Reputation: 2235
I've been working with SVN successfully for a few weeks however I recently received an updated version of the code I'm working on from our vendor. I overwrote my local installation with the updated files and was expecting to be able to commit the updates files and everyone else would then get the updated version. However, when I overwrite my local files, SVN does not detect that the files have been updated. I'm using Tortoise SVN if that matters.
Update: I'm not copying over a working copy of the updated code (there are no .svn folders in the source.) However, I have noticed that the last modified dates on the files are older than the ones they replaced - Would that prevent SVN from detecting a change?

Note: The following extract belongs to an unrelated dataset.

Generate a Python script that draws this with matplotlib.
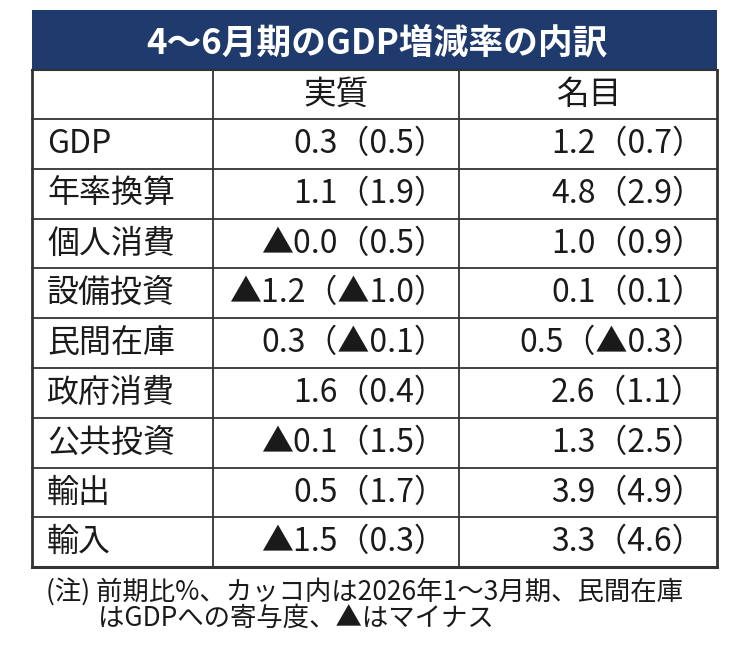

Also the majority of the files are encrypted using ioncube.
Upvotes: 1
Views: 6896
Reputation: 566
These steps helped me to commit. To outgo that issue, they may help you too.
Upvotes: 0
Reputation: 16848
I have noticed that the last modified dates on the files are older than the ones they replaced
Like most other people, I would suspect that the files haven't changed. However, if they really have, does Subversion detect changes if you touch the file to update the last modified date?
Upvotes: 0
Reputation: 368
Make sure you're not overwriting the .svn folder as well.
If you delete this folder or replace it with other folder you will be having some synchronization errors and/or svn integrity issues.
What you can do (and what I normally do with problems like this one) is to clear all .svn folders from your project filesystem and re-commit everything.
Please take a look at this article: http://thecrumb.com/2008/09/25/removing-svn-files-with-tortoisesvn/
And this one: http://www.anyexample.com/linux_bsd/bash/recursively_delete__svn_directories.xml
Upvotes: 0
Reputation: 11101
The local svn data is inside every directory of you working copy (in the .svn directory under every directory). So if you have copied a directory from the new code over a directory of your code, including subdirectories, you may have copied their .svn directories as well. That means svn can't know that it is changed.
If you want to do a recursive replace of code in a directory, you should make sure that the code you paste onto your existing code isnt itself a working copy, or that it has been stripped from .svn directories. To get a non-wc copy of a repository you can use svn export.
The latest version of subversion solves this problem by storing metadata only in the wc root, rather than in all subdirectories.